§ Requirements: Reproduce every entry below precisely; do not include the pictures.

§ Extracted material:
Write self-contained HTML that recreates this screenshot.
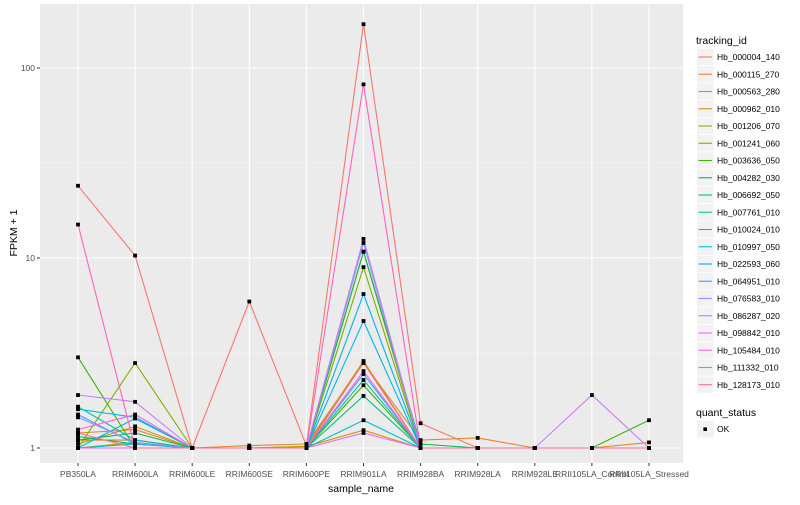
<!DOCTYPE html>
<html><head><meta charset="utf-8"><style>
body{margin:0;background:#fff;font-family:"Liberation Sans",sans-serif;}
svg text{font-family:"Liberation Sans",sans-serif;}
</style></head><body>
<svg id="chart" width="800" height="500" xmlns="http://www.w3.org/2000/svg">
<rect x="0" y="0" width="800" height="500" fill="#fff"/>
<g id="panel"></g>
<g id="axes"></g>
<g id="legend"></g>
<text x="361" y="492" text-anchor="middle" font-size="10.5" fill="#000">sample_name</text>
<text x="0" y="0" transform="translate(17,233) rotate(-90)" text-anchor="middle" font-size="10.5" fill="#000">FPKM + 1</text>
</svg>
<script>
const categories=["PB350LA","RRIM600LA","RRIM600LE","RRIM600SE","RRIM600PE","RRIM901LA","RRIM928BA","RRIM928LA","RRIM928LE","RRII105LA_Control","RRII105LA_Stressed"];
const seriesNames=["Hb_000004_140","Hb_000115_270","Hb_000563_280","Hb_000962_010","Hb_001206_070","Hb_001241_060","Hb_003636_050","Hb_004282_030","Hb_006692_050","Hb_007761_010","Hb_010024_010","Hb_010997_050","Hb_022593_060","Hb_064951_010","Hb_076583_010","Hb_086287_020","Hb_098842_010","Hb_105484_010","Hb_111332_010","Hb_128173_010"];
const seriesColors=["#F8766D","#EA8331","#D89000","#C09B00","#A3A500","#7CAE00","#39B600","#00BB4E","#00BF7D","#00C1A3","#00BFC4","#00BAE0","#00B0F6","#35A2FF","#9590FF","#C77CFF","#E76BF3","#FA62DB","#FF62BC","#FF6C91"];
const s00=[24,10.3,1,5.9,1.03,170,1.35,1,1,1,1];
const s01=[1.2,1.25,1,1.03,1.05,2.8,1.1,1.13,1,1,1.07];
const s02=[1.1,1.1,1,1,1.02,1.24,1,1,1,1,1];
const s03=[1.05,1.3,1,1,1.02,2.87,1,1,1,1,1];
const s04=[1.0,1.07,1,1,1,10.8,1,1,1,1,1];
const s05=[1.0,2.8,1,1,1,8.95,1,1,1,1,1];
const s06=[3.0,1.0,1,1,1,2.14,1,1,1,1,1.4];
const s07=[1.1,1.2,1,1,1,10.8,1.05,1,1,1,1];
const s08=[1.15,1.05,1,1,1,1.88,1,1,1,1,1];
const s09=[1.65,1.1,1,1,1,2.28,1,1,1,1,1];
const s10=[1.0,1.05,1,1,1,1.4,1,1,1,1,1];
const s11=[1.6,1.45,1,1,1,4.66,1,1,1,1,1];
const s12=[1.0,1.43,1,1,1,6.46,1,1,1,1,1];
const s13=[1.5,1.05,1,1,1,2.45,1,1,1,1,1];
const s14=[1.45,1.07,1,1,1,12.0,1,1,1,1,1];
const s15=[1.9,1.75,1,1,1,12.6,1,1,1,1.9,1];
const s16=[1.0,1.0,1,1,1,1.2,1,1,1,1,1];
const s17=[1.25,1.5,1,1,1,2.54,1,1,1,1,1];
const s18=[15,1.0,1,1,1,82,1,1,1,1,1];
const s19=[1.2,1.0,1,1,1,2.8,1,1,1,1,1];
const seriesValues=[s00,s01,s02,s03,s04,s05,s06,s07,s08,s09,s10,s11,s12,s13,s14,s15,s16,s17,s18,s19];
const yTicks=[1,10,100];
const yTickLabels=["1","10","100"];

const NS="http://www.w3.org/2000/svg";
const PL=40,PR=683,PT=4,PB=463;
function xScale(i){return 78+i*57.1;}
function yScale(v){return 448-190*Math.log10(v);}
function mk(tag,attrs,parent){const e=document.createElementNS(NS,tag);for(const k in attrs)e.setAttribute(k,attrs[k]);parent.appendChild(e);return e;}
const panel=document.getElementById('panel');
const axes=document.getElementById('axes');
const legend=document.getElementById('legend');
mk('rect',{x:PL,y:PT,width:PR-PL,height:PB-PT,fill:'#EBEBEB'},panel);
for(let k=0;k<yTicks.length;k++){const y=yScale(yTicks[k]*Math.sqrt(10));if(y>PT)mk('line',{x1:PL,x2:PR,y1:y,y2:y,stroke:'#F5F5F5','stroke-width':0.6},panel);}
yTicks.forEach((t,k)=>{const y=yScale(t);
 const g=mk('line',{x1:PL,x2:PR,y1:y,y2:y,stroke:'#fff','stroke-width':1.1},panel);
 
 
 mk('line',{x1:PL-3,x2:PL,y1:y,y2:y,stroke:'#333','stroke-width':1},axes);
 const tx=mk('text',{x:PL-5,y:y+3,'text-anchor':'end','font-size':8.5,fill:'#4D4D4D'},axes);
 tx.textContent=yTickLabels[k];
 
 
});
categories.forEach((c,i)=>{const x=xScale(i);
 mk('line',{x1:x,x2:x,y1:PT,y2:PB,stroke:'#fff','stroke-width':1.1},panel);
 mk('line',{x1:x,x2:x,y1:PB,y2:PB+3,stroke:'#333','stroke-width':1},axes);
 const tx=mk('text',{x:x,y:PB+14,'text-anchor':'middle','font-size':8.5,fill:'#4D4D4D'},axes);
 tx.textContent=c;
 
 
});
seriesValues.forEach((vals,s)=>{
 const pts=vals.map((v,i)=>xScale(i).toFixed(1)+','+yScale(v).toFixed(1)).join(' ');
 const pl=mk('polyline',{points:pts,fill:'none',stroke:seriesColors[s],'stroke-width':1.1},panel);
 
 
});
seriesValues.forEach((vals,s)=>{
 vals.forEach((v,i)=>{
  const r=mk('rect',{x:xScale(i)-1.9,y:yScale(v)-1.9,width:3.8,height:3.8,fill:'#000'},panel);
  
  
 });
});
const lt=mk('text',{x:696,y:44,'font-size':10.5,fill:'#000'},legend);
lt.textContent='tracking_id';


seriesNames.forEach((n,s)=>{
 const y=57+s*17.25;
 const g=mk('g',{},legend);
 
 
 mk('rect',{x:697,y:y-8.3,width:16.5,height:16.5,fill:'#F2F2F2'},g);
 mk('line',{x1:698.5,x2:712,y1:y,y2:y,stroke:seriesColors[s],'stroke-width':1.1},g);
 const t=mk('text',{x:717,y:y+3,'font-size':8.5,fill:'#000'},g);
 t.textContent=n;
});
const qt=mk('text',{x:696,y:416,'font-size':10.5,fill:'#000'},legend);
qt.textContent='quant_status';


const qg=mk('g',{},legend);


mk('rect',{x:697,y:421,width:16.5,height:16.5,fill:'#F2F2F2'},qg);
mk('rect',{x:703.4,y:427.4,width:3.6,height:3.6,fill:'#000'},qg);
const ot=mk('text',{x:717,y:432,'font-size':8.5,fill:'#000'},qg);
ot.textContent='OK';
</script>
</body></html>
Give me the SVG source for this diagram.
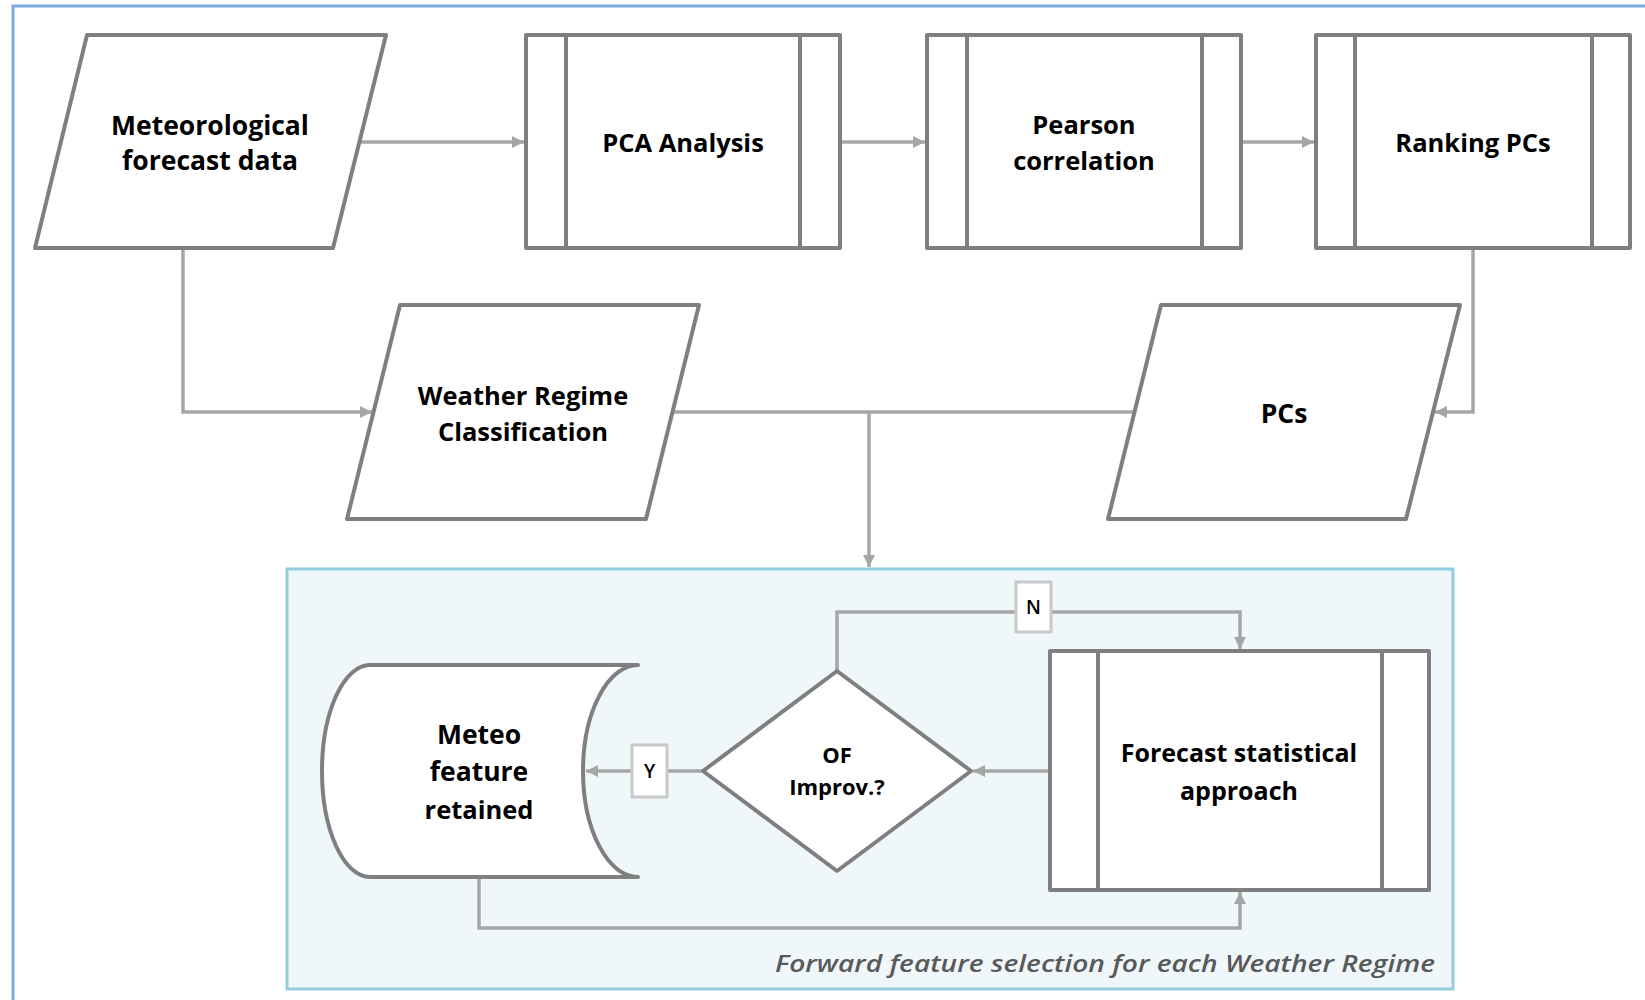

§ Written response:
Write self-contained HTML that recreates this screenshot.
<!DOCTYPE html>
<html><head><meta charset="utf-8"><style>
body{margin:0;background:#fff;font-family:"Liberation Sans",sans-serif;}
svg text{font-family:"Liberation Sans",sans-serif;}
</style></head><body>
<svg id="chart" width="800" height="500" xmlns="http://www.w3.org/2000/svg">
<rect x="0" y="0" width="800" height="500" fill="#fff"/>
<g id="panel"></g>
<g id="axes"></g>
<g id="legend"></g>
<text x="361" y="492" text-anchor="middle" font-size="10.5" fill="#000">sample_name</text>
<text x="0" y="0" transform="translate(17,233) rotate(-90)" text-anchor="middle" font-size="10.5" fill="#000">FPKM + 1</text>
</svg>
<script>
const categories=["PB350LA","RRIM600LA","RRIM600LE","RRIM600SE","RRIM600PE","RRIM901LA","RRIM928BA","RRIM928LA","RRIM928LE","RRII105LA_Control","RRII105LA_Stressed"];
const seriesNames=["Hb_000004_140","Hb_000115_270","Hb_000563_280","Hb_000962_010","Hb_001206_070","Hb_001241_060","Hb_003636_050","Hb_004282_030","Hb_006692_050","Hb_007761_010","Hb_010024_010","Hb_010997_050","Hb_022593_060","Hb_064951_010","Hb_076583_010","Hb_086287_020","Hb_098842_010","Hb_105484_010","Hb_111332_010","Hb_128173_010"];
const seriesColors=["#F8766D","#EA8331","#D89000","#C09B00","#A3A500","#7CAE00","#39B600","#00BB4E","#00BF7D","#00C1A3","#00BFC4","#00BAE0","#00B0F6","#35A2FF","#9590FF","#C77CFF","#E76BF3","#FA62DB","#FF62BC","#FF6C91"];
const s00=[24,10.3,1,5.9,1.03,170,1.35,1,1,1,1];
const s01=[1.2,1.25,1,1.03,1.05,2.8,1.1,1.13,1,1,1.07];
const s02=[1.1,1.1,1,1,1.02,1.24,1,1,1,1,1];
const s03=[1.05,1.3,1,1,1.02,2.87,1,1,1,1,1];
const s04=[1.0,1.07,1,1,1,10.8,1,1,1,1,1];
const s05=[1.0,2.8,1,1,1,8.95,1,1,1,1,1];
const s06=[3.0,1.0,1,1,1,2.14,1,1,1,1,1.4];
const s07=[1.1,1.2,1,1,1,10.8,1.05,1,1,1,1];
const s08=[1.15,1.05,1,1,1,1.88,1,1,1,1,1];
const s09=[1.65,1.1,1,1,1,2.28,1,1,1,1,1];
const s10=[1.0,1.05,1,1,1,1.4,1,1,1,1,1];
const s11=[1.6,1.45,1,1,1,4.66,1,1,1,1,1];
const s12=[1.0,1.43,1,1,1,6.46,1,1,1,1,1];
const s13=[1.5,1.05,1,1,1,2.45,1,1,1,1,1];
const s14=[1.45,1.07,1,1,1,12.0,1,1,1,1,1];
const s15=[1.9,1.75,1,1,1,12.6,1,1,1,1.9,1];
const s16=[1.0,1.0,1,1,1,1.2,1,1,1,1,1];
const s17=[1.25,1.5,1,1,1,2.54,1,1,1,1,1];
const s18=[15,1.0,1,1,1,82,1,1,1,1,1];
const s19=[1.2,1.0,1,1,1,2.8,1,1,1,1,1];
const seriesValues=[s00,s01,s02,s03,s04,s05,s06,s07,s08,s09,s10,s11,s12,s13,s14,s15,s16,s17,s18,s19];
const yTicks=[1,10,100];
const yTickLabels=["1","10","100"];

const NS="http://www.w3.org/2000/svg";
const PL=40,PR=683,PT=4,PB=463;
function xScale(i){return 78+i*57.1;}
function yScale(v){return 448-190*Math.log10(v);}
function mk(tag,attrs,parent){const e=document.createElementNS(NS,tag);for(const k in attrs)e.setAttribute(k,attrs[k]);parent.appendChild(e);return e;}
const panel=document.getElementById('panel');
const axes=document.getElementById('axes');
const legend=document.getElementById('legend');
mk('rect',{x:PL,y:PT,width:PR-PL,height:PB-PT,fill:'#EBEBEB'},panel);
for(let k=0;k<yTicks.length;k++){const y=yScale(yTicks[k]*Math.sqrt(10));if(y>PT)mk('line',{x1:PL,x2:PR,y1:y,y2:y,stroke:'#F5F5F5','stroke-width':0.6},panel);}
yTicks.forEach((t,k)=>{const y=yScale(t);
 const g=mk('line',{x1:PL,x2:PR,y1:y,y2:y,stroke:'#fff','stroke-width':1.1},panel);
 
 
 mk('line',{x1:PL-3,x2:PL,y1:y,y2:y,stroke:'#333','stroke-width':1},axes);
 const tx=mk('text',{x:PL-5,y:y+3,'text-anchor':'end','font-size':8.5,fill:'#4D4D4D'},axes);
 tx.textContent=yTickLabels[k];
 
 
});
categories.forEach((c,i)=>{const x=xScale(i);
 mk('line',{x1:x,x2:x,y1:PT,y2:PB,stroke:'#fff','stroke-width':1.1},panel);
 mk('line',{x1:x,x2:x,y1:PB,y2:PB+3,stroke:'#333','stroke-width':1},axes);
 const tx=mk('text',{x:x,y:PB+14,'text-anchor':'middle','font-size':8.5,fill:'#4D4D4D'},axes);
 tx.textContent=c;
 
 
});
seriesValues.forEach((vals,s)=>{
 const pts=vals.map((v,i)=>xScale(i).toFixed(1)+','+yScale(v).toFixed(1)).join(' ');
 const pl=mk('polyline',{points:pts,fill:'none',stroke:seriesColors[s],'stroke-width':1.1},panel);
 
 
});
seriesValues.forEach((vals,s)=>{
 vals.forEach((v,i)=>{
  const r=mk('rect',{x:xScale(i)-1.9,y:yScale(v)-1.9,width:3.8,height:3.8,fill:'#000'},panel);
  
  
 });
});
const lt=mk('text',{x:696,y:44,'font-size':10.5,fill:'#000'},legend);
lt.textContent='tracking_id';


seriesNames.forEach((n,s)=>{
 const y=57+s*17.25;
 const g=mk('g',{},legend);
 
 
 mk('rect',{x:697,y:y-8.3,width:16.5,height:16.5,fill:'#F2F2F2'},g);
 mk('line',{x1:698.5,x2:712,y1:y,y2:y,stroke:seriesColors[s],'stroke-width':1.1},g);
 const t=mk('text',{x:717,y:y+3,'font-size':8.5,fill:'#000'},g);
 t.textContent=n;
});
const qt=mk('text',{x:696,y:416,'font-size':10.5,fill:'#000'},legend);
qt.textContent='quant_status';


const qg=mk('g',{},legend);


mk('rect',{x:697,y:421,width:16.5,height:16.5,fill:'#F2F2F2'},qg);
mk('rect',{x:703.4,y:427.4,width:3.6,height:3.6,fill:'#000'},qg);
const ot=mk('text',{x:717,y:432,'font-size':8.5,fill:'#000'},qg);
ot.textContent='OK';
</script>
</body></html>
Give me the SVG source for this diagram.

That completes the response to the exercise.